#### PROVIDED DATA ####

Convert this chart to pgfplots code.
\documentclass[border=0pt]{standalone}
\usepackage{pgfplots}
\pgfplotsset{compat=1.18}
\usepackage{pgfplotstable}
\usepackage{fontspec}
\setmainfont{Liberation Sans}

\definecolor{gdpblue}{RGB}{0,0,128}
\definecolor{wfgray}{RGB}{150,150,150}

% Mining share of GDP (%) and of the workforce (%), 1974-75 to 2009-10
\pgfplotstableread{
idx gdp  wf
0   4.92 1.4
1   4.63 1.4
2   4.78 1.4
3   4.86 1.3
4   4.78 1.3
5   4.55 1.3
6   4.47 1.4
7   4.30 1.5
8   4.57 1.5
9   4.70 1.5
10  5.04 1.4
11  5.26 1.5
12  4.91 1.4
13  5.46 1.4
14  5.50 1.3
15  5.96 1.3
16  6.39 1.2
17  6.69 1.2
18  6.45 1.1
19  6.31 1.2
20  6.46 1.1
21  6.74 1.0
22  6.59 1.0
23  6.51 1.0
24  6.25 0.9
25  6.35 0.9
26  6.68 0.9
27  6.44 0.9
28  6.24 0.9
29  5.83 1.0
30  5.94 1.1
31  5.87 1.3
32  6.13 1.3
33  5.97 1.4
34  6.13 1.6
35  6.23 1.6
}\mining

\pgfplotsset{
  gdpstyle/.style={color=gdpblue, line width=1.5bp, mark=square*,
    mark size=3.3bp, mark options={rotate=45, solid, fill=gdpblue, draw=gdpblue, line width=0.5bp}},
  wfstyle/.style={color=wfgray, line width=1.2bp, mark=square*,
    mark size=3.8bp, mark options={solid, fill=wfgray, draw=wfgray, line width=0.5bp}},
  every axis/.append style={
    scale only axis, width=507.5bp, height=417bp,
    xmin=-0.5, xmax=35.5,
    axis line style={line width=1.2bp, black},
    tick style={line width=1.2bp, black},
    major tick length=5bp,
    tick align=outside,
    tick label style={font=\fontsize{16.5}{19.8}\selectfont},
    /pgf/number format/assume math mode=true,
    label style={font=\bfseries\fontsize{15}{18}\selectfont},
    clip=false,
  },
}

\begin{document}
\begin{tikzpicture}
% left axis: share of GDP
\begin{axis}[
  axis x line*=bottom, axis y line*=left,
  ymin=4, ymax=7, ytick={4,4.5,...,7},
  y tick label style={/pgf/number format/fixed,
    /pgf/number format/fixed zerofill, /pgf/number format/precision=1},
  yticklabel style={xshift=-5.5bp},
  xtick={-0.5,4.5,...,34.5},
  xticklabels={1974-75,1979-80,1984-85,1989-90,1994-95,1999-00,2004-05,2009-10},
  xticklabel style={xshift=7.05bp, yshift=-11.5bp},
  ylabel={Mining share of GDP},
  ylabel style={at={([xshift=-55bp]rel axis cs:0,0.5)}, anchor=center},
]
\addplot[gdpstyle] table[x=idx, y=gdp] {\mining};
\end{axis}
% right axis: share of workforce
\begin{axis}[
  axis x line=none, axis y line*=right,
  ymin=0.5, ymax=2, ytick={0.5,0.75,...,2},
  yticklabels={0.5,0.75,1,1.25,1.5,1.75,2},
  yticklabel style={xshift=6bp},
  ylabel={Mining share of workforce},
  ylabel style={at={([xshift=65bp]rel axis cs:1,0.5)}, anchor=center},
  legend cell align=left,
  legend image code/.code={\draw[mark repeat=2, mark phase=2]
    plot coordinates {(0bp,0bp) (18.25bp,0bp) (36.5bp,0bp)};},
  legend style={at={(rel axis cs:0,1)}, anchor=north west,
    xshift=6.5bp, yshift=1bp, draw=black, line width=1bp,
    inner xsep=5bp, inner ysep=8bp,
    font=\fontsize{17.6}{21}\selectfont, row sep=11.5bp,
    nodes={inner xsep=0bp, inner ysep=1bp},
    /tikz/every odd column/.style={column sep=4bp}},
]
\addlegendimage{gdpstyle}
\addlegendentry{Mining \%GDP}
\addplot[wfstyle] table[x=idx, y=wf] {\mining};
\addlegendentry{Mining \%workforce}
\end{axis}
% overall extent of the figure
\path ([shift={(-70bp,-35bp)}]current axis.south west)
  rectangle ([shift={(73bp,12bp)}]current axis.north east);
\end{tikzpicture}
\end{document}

####

WRITTEN EXERCISE: Transcribe the whole listing exactly.

EXERCISE RESULT:
Convert this chart to pgfplots code.
\documentclass[border=0pt]{standalone}
\usepackage{pgfplots}
\pgfplotsset{compat=1.18}
\usepackage{pgfplotstable}
\usepackage{fontspec}
\setmainfont{Liberation Sans}

\definecolor{gdpblue}{RGB}{0,0,128}
\definecolor{wfgray}{RGB}{150,150,150}

% Mining share of GDP (%) and of the workforce (%), 1974-75 to 2009-10
\pgfplotstableread{
idx gdp  wf
0   4.92 1.4
1   4.63 1.4
2   4.78 1.4
3   4.86 1.3
4   4.78 1.3
5   4.55 1.3
6   4.47 1.4
7   4.30 1.5
8   4.57 1.5
9   4.70 1.5
10  5.04 1.4
11  5.26 1.5
12  4.91 1.4
13  5.46 1.4
14  5.50 1.3
15  5.96 1.3
16  6.39 1.2
17  6.69 1.2
18  6.45 1.1
19  6.31 1.2
20  6.46 1.1
21  6.74 1.0
22  6.59 1.0
23  6.51 1.0
24  6.25 0.9
25  6.35 0.9
26  6.68 0.9
27  6.44 0.9
28  6.24 0.9
29  5.83 1.0
30  5.94 1.1
31  5.87 1.3
32  6.13 1.3
33  5.97 1.4
34  6.13 1.6
35  6.23 1.6
}\mining

\pgfplotsset{
  gdpstyle/.style={color=gdpblue, line width=1.5bp, mark=square*,
    mark size=3.3bp, mark options={rotate=45, solid, fill=gdpblue, draw=gdpblue, line width=0.5bp}},
  wfstyle/.style={color=wfgray, line width=1.2bp, mark=square*,
    mark size=3.8bp, mark options={solid, fill=wfgray, draw=wfgray, line width=0.5bp}},
  every axis/.append style={
    scale only axis, width=507.5bp, height=417bp,
    xmin=-0.5, xmax=35.5,
    axis line style={line width=1.2bp, black},
    tick style={line width=1.2bp, black},
    major tick length=5bp,
    tick align=outside,
    tick label style={font=\fontsize{16.5}{19.8}\selectfont},
    /pgf/number format/assume math mode=true,
    label style={font=\bfseries\fontsize{15}{18}\selectfont},
    clip=false,
  },
}

\begin{document}
\begin{tikzpicture}
% left axis: share of GDP
\begin{axis}[
  axis x line*=bottom, axis y line*=left,
  ymin=4, ymax=7, ytick={4,4.5,...,7},
  y tick label style={/pgf/number format/fixed,
    /pgf/number format/fixed zerofill, /pgf/number format/precision=1},
  yticklabel style={xshift=-5.5bp},
  xtick={-0.5,4.5,...,34.5},
  xticklabels={1974-75,1979-80,1984-85,1989-90,1994-95,1999-00,2004-05,2009-10},
  xticklabel style={xshift=7.05bp, yshift=-11.5bp},
  ylabel={Mining share of GDP},
  ylabel style={at={([xshift=-55bp]rel axis cs:0,0.5)}, anchor=center},
]
\addplot[gdpstyle] table[x=idx, y=gdp] {\mining};
\end{axis}
% right axis: share of workforce
\begin{axis}[
  axis x line=none, axis y line*=right,
  ymin=0.5, ymax=2, ytick={0.5,0.75,...,2},
  yticklabels={0.5,0.75,1,1.25,1.5,1.75,2},
  yticklabel style={xshift=6bp},
  ylabel={Mining share of workforce},
  ylabel style={at={([xshift=65bp]rel axis cs:1,0.5)}, anchor=center},
  legend cell align=left,
  legend image code/.code={\draw[mark repeat=2, mark phase=2]
    plot coordinates {(0bp,0bp) (18.25bp,0bp) (36.5bp,0bp)};},
  legend style={at={(rel axis cs:0,1)}, anchor=north west,
    xshift=6.5bp, yshift=1bp, draw=black, line width=1bp,
    inner xsep=5bp, inner ysep=8bp,
    font=\fontsize{17.6}{21}\selectfont, row sep=11.5bp,
    nodes={inner xsep=0bp, inner ysep=1bp},
    /tikz/every odd column/.style={column sep=4bp}},
]
\addlegendimage{gdpstyle}
\addlegendentry{Mining \%GDP}
\addplot[wfstyle] table[x=idx, y=wf] {\mining};
\addlegendentry{Mining \%workforce}
\end{axis}
% overall extent of the figure
\path ([shift={(-70bp,-35bp)}]current axis.south west)
  rectangle ([shift={(73bp,12bp)}]current axis.north east);
\end{tikzpicture}
\end{document}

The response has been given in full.